Ein schwieriger Gewinnausblick

Der zeitliche Verlauf der Virusausbreitung verschafft asiatischen Ländern einen weiteren Vorteil: Sie mussten sich der Bekämpfung von Covid-19 früher widmen. Obschon ihnen nach wie vor eine potenzielle zweite Infektionswelle droht, sind ihre Volkswirtschaften einer Wiedereröffnung schon näher gerückt. Aus Bottom-up-Perspektive wird im Hinblick auf den Gewinn je Aktie mit einem moderaten Wachstum von 2% in diesem und einem starken Anstieg von 25% im nächsten Jahr gerechnet.

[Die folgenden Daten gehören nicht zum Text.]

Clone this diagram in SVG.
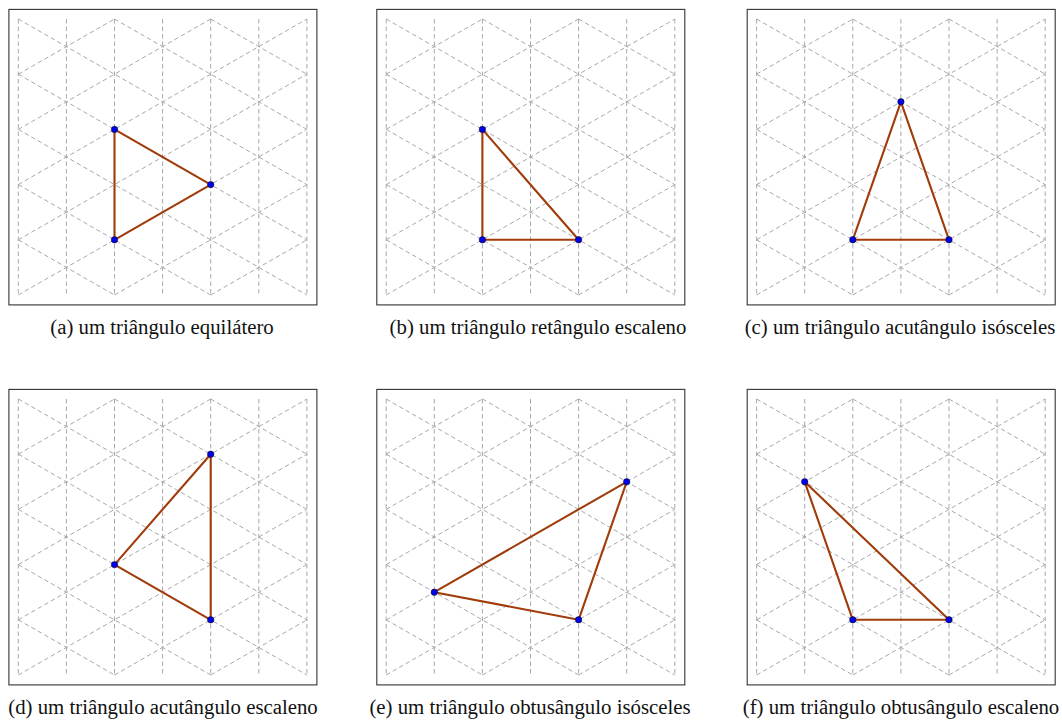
<svg xmlns="http://www.w3.org/2000/svg" xmlns:xlink="http://www.w3.org/1999/xlink" width="1062" height="720" viewBox="0 0 1062 720">
<style>
.frame{fill:#fff;stroke:#333;stroke-width:1.1}
.grid{fill:none;stroke:#a8a8a8;stroke-width:1;stroke-dasharray:4.5 3}
.tri{fill:none;stroke:#a03c0a;stroke-width:2.1;stroke-linejoin:round}
.pt{fill:#0000f0;stroke:#111;stroke-width:0.6}
.cap{font-family:"Liberation Serif","Times New Roman",serif;font-size:20.8px;fill:#111;text-anchor:middle}
</style>
<defs>
<g id="grid">
<rect class="frame" x="-9.4" y="-9.6" width="308" height="295.5"/>
<path class="grid" d="M0,0V276 M48.1,0V276 M96.2,0V276 M144.3,0V276 M192.4,0V276 M240.5,0V276 M288.6,0V276
M192.4,0L288.6,55.2 M96.2,0L288.6,110.4 M0,0L288.6,165.6 M0,55.2L288.6,220.8 M0,110.4L288.6,276 M0,165.6L192.4,276 M0,220.8L96.2,276
M0,55.2L96.2,0 M0,110.4L192.4,0 M0,165.6L288.6,0 M0,220.8L288.6,55.2 M0,276L288.6,110.4 M96.2,276L288.6,165.6 M192.4,276L288.6,220.8"/>
</g>
</defs>
<g id="panel-a" transform="translate(18.3,19)">
<use href="#grid"/>
<polygon class="tri" points="96.2,110.4 192.4,165.6 96.2,220.8"/>
<circle class="pt" cx="96.2" cy="110.4" r="3.2"/><circle class="pt" cx="192.4" cy="165.6" r="3.2"/><circle class="pt" cx="96.2" cy="220.8" r="3.2"/>
</g>
<g id="panel-b" transform="translate(386.2,19)">
<use href="#grid"/>
<polygon class="tri" points="96.2,110.4 96.2,220.8 192.4,220.8"/>
<circle class="pt" cx="96.2" cy="110.4" r="3.2"/><circle class="pt" cx="96.2" cy="220.8" r="3.2"/><circle class="pt" cx="192.4" cy="220.8" r="3.2"/>
</g>
<g id="panel-c" transform="translate(756.6,19)">
<use href="#grid"/>
<polygon class="tri" points="144.3,82.8 96.2,220.8 192.4,220.8"/>
<circle class="pt" cx="144.3" cy="82.8" r="3.2"/><circle class="pt" cx="96.2" cy="220.8" r="3.2"/><circle class="pt" cx="192.4" cy="220.8" r="3.2"/>
</g>
<g id="panel-d" transform="translate(18.3,399)">
<use href="#grid"/>
<polygon class="tri" points="192.4,55.2 96.2,165.6 192.4,220.8"/>
<circle class="pt" cx="192.4" cy="55.2" r="3.2"/><circle class="pt" cx="96.2" cy="165.6" r="3.2"/><circle class="pt" cx="192.4" cy="220.8" r="3.2"/>
</g>
<g id="panel-e" transform="translate(386.2,399)">
<use href="#grid"/>
<polygon class="tri" points="240.5,82.8 48.1,193.2 192.4,220.8"/>
<circle class="pt" cx="240.5" cy="82.8" r="3.2"/><circle class="pt" cx="48.1" cy="193.2" r="3.2"/><circle class="pt" cx="192.4" cy="220.8" r="3.2"/>
</g>
<g id="panel-f" transform="translate(756.6,399)">
<use href="#grid"/>
<polygon class="tri" points="48.1,82.8 96.2,220.8 192.4,220.8"/>
<circle class="pt" cx="48.1" cy="82.8" r="3.2"/><circle class="pt" cx="96.2" cy="220.8" r="3.2"/><circle class="pt" cx="192.4" cy="220.8" r="3.2"/>
</g>
<g id="captions">
<text class="cap" x="162" y="334">(a) um triângulo equilátero</text>
<text class="cap" x="538" y="334">(b) um triângulo retângulo escaleno</text>
<text class="cap" x="900" y="334">(c) um triângulo acutângulo isósceles</text>
<text class="cap" x="163" y="714">(d) um triângulo acutângulo escaleno</text>
<text class="cap" x="530" y="714">(e) um triângulo obtusângulo isósceles</text>
<text class="cap" x="901" y="714">(f) um triângulo obtusângulo escaleno</text>
</g>
</svg>
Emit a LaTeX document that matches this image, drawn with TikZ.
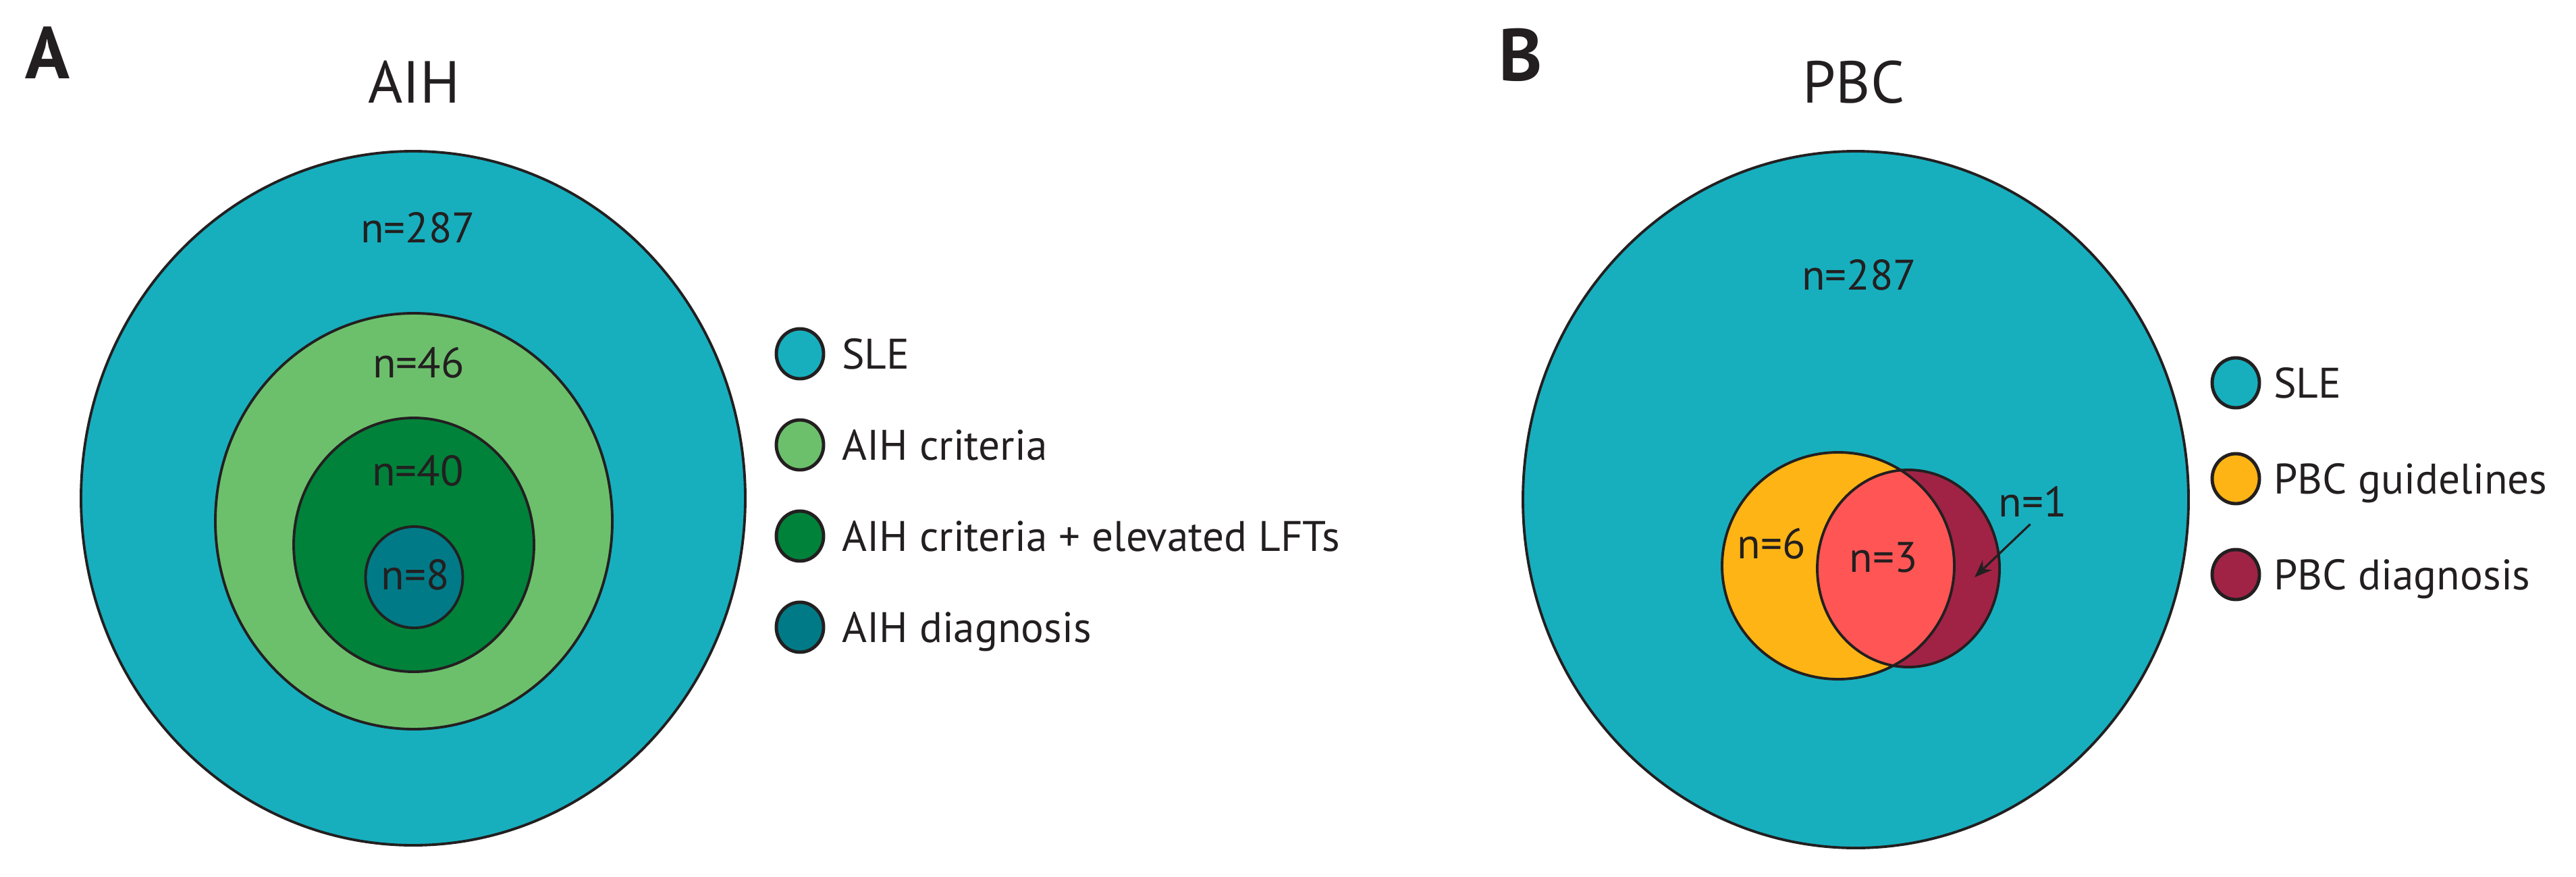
\documentclass[tikz,border=0pt]{standalone}
\usepackage{fontspec}
\setmainfont{PT Sans}
\usepackage{tikz}
\usetikzlibrary{shapes.geometric, arrows.meta, positioning}
\definecolor{slefill}{RGB}{23,175,190}
\definecolor{critfill}{RGB}{108,192,108}
\definecolor{lftfill}{RGB}{0,130,58}
\definecolor{diagfill}{RGB}{0,122,135}
\definecolor{guidefill}{RGB}{253,180,20}
\definecolor{overlapfill}{RGB}{255,85,85}
\definecolor{pbcfill}{RGB}{160,35,70}
\definecolor{inkline}{RGB}{35,31,32}
\tikzset{
    venn/.style={
        draw=inkline,
        line width=1.1pt
    },
    panel/.style={
        font=\fontsize{31}{34}\selectfont\bfseries,
        text=inkline,
        inner sep=0pt,
        text height=21.7pt,
        text depth=0pt
    },
    title/.style={
        font=\fontsize{25}{28}\selectfont,
        text=inkline,
        inner sep=0pt,
        text height=17.5pt,
        text depth=0pt
    },
    countlabel/.style={
        font=\fontsize{18}{20}\selectfont,
        text=inkline,
        inner sep=0pt,
        text height=12.6pt,
        text depth=0pt
    },
    legdot/.style={
        ellipse,
        draw=inkline,
        line width=1.4pt,
        minimum width=0.70cm,
        minimum height=0.74cm,
        inner sep=0pt
    },
    legtext/.style={
        countlabel,
        anchor=west
    },
    pointer/.style={
        draw=inkline,
        line width=0.9pt,
        -{Stealth[length=0.26cm, width=0.2cm]}
    }
}

\begin{document}
\begin{tikzpicture}

\useasboundingbox (0,0) rectangle (38.16,-12.99);

% Panel A
\node[panel] (labA) at (0.705,-0.785) {A};
\node[title] (titleA) at (6.135,-1.22) {AIH};

\draw[venn, fill=slefill] (6.12,-7.38) ellipse [x radius=4.92cm, y radius=5.14cm];
\draw[venn, fill=critfill] (6.13,-7.72) ellipse [x radius=2.94cm, y radius=3.08cm];
\draw[venn, fill=lftfill] (6.13,-8.07) ellipse [x radius=1.78cm, y radius=1.88cm];
\draw[venn, fill=diagfill] (6.135,-8.55) ellipse [x radius=0.72cm, y radius=0.75cm];

\node[countlabel] (nA287) at (6.19,-3.37) {n=287};
\node[countlabel] (nA46) at (6.20,-5.37) {n=46};
\node[countlabel] (nA40) at (6.19,-6.97) {n=40};
\node[countlabel] (nA8) at (6.15,-8.51) {n=8};

% Legend A
\foreach \col/\txt [count=\i] in {slefill/SLE, critfill/AIH criteria, lftfill/AIH criteria + elevated LFTs, diagfill/AIH diagnosis} {
    \node[legdot, fill=\col] (legA\i) at (11.85,-3.89-1.35*\i) {};
    \node[legtext, right=0.24cm of legA\i] (legAtxt\i) {\txt};
}

% Panel B
\node[panel] (labB) at (22.525,-0.81) {B};
\node[title] (titleB) at (27.46,-1.22) {PBC};

\draw[venn, fill=slefill] (27.49,-7.40) ellipse [x radius=4.93cm, y radius=5.16cm];

% Overlap
\fill[guidefill] (27.23,-8.38) ellipse [x radius=1.72cm, y radius=1.68cm];
\fill[pbcfill] (28.27,-8.42) ellipse [x radius=1.35cm, y radius=1.46cm];
\begin{scope}
    \clip (27.23,-8.38) ellipse [x radius=1.72cm, y radius=1.68cm];
    \fill[overlapfill] (28.27,-8.42) ellipse [x radius=1.35cm, y radius=1.46cm];
\end{scope}
\draw[venn] (27.23,-8.38) ellipse [x radius=1.72cm, y radius=1.68cm];
\draw[venn] (28.27,-8.42) ellipse [x radius=1.35cm, y radius=1.46cm];

\node[countlabel] (nB287) at (27.54,-4.07) {n=287};
\node[countlabel] (nB6) at (26.24,-8.05) {n=6};
\node[countlabel] (nB3) at (27.90,-8.25) {n=3};
\node[countlabel] (nB1) at (30.11,-7.43) {n=1};

\coordinate (pbconly) at (29.25,-8.55);
\draw[pointer] ([xshift=-1pt, yshift=-3pt]nB1.south) -- (pbconly);

% Legend B
\foreach \col/\txt [count=\i] in {slefill/SLE, guidefill/PBC guidelines, pbcfill/PBC diagnosis} {
    \node[legdot, fill=\col] (legB\i) at (33.12,-4.25-1.42*\i) {};
    \node[legtext, right=0.18cm of legB\i] (legBtxt\i) {\txt};
}

\end{tikzpicture}
\end{document}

In der EMEA-Region dürfte der Gewinn je Aktie in diesem Jahr um 28% sinken, bevor er im nächsten Jahr um 38% anzieht. Im Hinblick auf die lateinamerikanischen Länder, die sich noch in einer relativ frühen Phase der Pandemie befinden, wird ein Rückgang des Gewinns je Aktie von 46% in diesem und ein beachtlicher Anstieg von 95% im nächsten Jahr erwartet. Diese Gewinnerholung steht jedoch in deutlichem Kontrast zu vielen weniger optimistischen Wachstumsprognosen, sodass viel Raum für Enttäuschungen im nächsten Jahr besteht (vgl. Abb. 2).

Abbildung 2: Bottom-up-Gewinnwachstum in Lateinamerika könnte für Enttäuschung sorgen

Der Gewinnausblick für die Schwellenländer gestaltet sich weiterhin trüb. Dies ist zwar für asiatische Volkswirtschaften und den Technologiesektor weniger der Fall, wir sind uns jedoch der Gefahr bewusst, dass der IT-Sektor überkaufte Niveaus erreicht haben könnte. Dies gilt vor allem für die USA, was sich in der Folge auf den gesamten Sektor weltweit auswirken könnte. Wäre dies eine Gelegenheit für die wenig nachgefragten Schwellenländerregionen und -sektoren, ins Rampenlicht zu rücken? Möglicherweise. 

Doch neben positiven Überraschungen und neuerlichem Anlegerinteresse wären nicht nur eine weniger starke Führerschaft des IT-Sektors, sondern auch Anzeichen eines nachhaltigen zyklischen Aufschwungs vonnöten, die zum Teil noch nicht erkennbar sind. Dazu zählen: 

  1. eine Erholung der Rohstoffpreise auf breiter Basis,
  2. eine Aufwertung der Schwellenländerwährungen gegenüber dem US-Dollar,
  3. eine weitere Spreadverengung bei Unternehmensanleihen aus den Schwellenländern und
  4. ein Anstieg der Inflationserwartungen, was Finanzwerte – den größten Sektor in den Schwellenländern außerhalb Asiens – stützen würde.